Linda Catlin Smith

Linda Catlin Smith grew up in New York and lives in Toronto. She studied music in NY with composer Allen Shawn, and at the University of Victoria with Rudolf Komorous and Jo Kondo. She has taught composition at Wilfrid Laurier University in Ontario since 1999. Her music has been commissioned, performed and/or recorded by: Tafelmusik, BBC Scottish Orchestra, Goeyvaerts Trio, Trio Arbos, Victoria, Kitchener-Waterloo and Vancouver Symphony Orchestras, Arraymusic, Tapestry New Opera, Via Salzburg, Evergreen Club Gamelan, Exaudi, and the Penderecki and Bozzini string quartets, as well as by soloists including Eve Egoyan, Philip Thomas and Elinor Frey. She has had performances at the Tectonics Festival in Glasgow (2017), Huddersfield Festival (2017), Principal Sound Festival (London, 2018) and Louth Contemporary Music Festival in Ireland (2019). Her latest orchestral work Nuages was commissioned by the BBC Proms for the BBC Scottish Orchestra, premiered September 1, 2019. Several solo discs of her music have been released: Thought and Desire, with Eve Egoyan, and four recordings: Dirt Road, Drifter, Wanderer and Among the Tarnished Stars (with Messiaen's Quartet for the End of Time), on the label 'another timbre'. Some of her works are now available through Composers Edition. She will be a Guest Composer at the 2020 Composers Conference during Week 1.

Pronouns: she/her/hers

2020 Guest composer

My compositions are acoustic instrumental works, often slow and quiet in nature, sometimes described as introspective; they share a certain compositional point of view, in their sense of time, their approach to form, maybe even mood, or atmosphere. They show my ongoing interest in harmony, or what I prefer to think of as harmonic colour - harmony (non-functional harmony) intertwined with orchestration, the one not separate from the other. My work is informed by my ongoing fascination with painters, and writers such as Giorgio Morandi, Agnes Martin, Mark Rothko; and Virginia Woolf, William Faulkner, and Helene Cixous, among many others. I am interested in a kind of abstract narrative, rather than a programmatic or dramatic approach.

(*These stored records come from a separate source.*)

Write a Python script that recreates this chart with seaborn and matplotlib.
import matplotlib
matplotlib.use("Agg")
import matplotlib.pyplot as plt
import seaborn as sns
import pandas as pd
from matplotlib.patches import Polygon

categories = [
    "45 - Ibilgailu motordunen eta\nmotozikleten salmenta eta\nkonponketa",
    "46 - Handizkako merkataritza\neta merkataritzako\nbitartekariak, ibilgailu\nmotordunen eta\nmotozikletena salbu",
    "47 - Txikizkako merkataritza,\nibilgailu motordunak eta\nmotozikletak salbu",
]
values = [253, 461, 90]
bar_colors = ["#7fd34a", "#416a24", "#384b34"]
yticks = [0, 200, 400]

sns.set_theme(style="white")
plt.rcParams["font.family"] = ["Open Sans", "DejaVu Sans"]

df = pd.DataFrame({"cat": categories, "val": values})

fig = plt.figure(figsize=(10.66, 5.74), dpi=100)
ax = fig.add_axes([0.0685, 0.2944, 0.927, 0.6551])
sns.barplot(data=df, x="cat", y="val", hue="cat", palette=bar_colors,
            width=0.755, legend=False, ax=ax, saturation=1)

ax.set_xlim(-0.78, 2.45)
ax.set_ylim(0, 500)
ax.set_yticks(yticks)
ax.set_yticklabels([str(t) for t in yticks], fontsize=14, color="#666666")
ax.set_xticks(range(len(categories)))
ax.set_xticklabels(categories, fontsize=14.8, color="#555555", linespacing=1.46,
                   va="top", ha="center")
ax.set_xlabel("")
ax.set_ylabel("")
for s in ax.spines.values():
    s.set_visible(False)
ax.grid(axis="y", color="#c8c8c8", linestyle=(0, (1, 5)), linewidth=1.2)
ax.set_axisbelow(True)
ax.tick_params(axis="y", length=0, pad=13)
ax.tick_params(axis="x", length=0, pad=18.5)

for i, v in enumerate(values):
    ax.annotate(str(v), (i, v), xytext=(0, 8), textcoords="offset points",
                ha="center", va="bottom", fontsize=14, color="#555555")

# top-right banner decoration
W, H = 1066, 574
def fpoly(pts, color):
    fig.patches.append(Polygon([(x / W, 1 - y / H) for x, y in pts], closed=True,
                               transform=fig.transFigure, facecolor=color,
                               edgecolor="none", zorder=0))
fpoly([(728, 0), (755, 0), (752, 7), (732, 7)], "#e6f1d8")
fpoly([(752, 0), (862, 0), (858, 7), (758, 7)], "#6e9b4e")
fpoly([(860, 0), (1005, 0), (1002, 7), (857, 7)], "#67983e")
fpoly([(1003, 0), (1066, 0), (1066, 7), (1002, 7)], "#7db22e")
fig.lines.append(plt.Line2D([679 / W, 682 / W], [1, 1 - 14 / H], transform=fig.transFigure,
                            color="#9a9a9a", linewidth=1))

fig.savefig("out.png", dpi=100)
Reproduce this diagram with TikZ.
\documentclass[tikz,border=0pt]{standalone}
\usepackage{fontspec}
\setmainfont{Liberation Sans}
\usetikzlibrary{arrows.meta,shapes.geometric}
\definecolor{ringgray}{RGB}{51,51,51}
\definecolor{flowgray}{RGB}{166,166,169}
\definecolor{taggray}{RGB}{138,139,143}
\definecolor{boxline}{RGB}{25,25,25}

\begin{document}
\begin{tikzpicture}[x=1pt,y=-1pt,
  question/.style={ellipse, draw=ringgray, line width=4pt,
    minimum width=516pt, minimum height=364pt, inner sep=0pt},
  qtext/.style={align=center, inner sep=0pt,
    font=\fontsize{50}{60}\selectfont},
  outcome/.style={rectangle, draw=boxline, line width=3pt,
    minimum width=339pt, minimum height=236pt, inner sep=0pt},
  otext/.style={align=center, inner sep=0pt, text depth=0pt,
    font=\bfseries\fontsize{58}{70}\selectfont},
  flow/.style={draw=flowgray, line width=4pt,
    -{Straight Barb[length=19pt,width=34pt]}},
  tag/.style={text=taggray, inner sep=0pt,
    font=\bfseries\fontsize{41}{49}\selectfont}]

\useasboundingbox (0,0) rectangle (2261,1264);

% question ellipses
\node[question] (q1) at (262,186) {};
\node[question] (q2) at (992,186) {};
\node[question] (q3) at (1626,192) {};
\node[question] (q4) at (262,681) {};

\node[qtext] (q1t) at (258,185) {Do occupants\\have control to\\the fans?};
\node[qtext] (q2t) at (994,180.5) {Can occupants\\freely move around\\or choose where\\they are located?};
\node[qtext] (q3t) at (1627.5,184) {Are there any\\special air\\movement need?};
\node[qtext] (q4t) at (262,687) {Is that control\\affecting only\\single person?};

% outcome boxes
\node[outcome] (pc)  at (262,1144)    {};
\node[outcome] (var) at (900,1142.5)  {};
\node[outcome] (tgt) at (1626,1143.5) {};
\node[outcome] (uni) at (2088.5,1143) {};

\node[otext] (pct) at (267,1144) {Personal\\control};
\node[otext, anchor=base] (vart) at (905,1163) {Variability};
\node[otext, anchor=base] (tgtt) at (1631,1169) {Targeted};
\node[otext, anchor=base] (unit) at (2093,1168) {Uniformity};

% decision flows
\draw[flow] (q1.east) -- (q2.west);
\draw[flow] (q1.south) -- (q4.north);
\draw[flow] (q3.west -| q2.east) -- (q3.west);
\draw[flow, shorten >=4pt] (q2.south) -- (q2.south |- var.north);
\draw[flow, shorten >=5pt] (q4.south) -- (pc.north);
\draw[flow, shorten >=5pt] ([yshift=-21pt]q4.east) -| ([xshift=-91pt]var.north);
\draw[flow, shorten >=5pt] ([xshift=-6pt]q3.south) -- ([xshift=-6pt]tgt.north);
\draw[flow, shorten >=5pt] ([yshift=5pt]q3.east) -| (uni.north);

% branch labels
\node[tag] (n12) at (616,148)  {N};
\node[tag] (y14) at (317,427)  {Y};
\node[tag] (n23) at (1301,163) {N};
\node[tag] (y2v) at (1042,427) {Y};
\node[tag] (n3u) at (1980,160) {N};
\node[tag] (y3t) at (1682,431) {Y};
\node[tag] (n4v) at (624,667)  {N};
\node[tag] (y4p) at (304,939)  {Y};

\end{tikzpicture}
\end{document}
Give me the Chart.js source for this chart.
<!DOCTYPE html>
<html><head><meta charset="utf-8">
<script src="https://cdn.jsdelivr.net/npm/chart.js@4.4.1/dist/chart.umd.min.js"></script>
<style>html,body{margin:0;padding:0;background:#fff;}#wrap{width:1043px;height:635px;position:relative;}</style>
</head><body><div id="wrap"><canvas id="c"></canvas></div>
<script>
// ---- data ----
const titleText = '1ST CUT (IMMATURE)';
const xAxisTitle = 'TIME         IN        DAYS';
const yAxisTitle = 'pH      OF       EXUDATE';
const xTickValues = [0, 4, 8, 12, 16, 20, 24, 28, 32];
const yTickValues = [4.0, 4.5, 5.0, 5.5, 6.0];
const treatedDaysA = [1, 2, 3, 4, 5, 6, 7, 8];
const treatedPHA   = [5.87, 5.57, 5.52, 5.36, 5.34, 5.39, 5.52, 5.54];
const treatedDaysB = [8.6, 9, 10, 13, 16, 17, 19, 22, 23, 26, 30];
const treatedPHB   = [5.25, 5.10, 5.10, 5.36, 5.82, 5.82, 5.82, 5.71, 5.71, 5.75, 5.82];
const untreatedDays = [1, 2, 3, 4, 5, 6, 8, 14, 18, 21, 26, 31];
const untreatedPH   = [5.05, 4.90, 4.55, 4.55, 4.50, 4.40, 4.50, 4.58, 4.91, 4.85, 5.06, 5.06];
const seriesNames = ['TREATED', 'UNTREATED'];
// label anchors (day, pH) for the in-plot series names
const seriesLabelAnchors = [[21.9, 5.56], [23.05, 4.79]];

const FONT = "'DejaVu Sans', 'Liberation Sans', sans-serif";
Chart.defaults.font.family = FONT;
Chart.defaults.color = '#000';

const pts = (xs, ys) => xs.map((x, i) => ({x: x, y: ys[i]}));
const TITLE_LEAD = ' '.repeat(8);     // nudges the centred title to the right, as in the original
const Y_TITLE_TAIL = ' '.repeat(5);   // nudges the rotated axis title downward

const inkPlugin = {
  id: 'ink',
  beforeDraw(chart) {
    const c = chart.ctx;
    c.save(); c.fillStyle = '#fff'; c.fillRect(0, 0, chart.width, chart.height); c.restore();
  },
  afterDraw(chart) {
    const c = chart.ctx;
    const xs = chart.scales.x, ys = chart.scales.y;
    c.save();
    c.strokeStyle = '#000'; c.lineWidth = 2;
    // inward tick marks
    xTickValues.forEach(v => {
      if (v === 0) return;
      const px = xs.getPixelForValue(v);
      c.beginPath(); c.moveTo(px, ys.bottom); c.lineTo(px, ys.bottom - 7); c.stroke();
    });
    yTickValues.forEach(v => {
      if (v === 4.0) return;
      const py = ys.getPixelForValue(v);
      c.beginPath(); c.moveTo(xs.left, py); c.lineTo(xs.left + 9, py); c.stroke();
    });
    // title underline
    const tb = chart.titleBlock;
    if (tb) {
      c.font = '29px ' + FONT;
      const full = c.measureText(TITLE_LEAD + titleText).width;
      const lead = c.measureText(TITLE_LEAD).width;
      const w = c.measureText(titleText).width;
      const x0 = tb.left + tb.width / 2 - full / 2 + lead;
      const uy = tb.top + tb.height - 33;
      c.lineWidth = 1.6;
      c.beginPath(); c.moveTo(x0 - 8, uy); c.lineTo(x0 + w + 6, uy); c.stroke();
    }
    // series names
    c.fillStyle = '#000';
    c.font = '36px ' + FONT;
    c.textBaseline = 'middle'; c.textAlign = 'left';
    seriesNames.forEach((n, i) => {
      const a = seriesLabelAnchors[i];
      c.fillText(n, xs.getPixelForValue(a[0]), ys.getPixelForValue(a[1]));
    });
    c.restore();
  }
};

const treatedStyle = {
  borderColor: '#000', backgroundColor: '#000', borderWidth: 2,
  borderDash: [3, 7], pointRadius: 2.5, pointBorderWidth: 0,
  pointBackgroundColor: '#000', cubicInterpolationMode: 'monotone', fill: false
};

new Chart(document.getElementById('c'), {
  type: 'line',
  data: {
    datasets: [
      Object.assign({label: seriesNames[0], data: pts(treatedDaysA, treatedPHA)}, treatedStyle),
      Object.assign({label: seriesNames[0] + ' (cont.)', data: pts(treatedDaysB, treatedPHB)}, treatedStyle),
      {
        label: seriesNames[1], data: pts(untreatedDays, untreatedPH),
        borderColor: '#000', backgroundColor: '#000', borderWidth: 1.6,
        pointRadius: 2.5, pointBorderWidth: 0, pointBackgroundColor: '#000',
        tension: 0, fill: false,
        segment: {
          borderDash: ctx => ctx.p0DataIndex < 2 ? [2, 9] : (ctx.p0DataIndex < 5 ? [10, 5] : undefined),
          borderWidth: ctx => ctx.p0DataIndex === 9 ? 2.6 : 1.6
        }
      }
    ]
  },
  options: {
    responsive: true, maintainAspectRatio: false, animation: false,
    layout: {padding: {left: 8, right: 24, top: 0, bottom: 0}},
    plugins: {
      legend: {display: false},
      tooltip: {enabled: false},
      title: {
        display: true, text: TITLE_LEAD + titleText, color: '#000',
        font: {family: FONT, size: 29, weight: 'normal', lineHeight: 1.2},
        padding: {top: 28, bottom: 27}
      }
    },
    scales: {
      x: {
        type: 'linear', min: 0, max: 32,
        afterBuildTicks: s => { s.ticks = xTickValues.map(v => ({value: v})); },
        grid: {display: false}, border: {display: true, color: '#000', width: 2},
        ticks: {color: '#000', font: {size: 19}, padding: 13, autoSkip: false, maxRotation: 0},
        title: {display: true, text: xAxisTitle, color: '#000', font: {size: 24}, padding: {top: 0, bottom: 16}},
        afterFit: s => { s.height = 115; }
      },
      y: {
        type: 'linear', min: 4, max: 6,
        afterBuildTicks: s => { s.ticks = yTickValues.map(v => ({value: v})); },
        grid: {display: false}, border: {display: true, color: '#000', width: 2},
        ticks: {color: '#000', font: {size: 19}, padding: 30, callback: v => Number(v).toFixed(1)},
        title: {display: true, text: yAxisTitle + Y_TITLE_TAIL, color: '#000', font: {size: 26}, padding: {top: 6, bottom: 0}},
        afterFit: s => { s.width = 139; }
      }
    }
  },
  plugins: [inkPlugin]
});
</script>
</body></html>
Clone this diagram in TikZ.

My pieces are intended to be subtle, focused more on the small change or transformation rather than the large, dramatic statement. They do however have their own sense of an unfolding narrative, and are not without drama, though it is a drama of an interior, quiet kind. I tend to work in what I think of as expansive, or expanded, time; I want to make time larger than it is, as though the listener is examining something up close, closer than a usual perspective... an intimate perspective.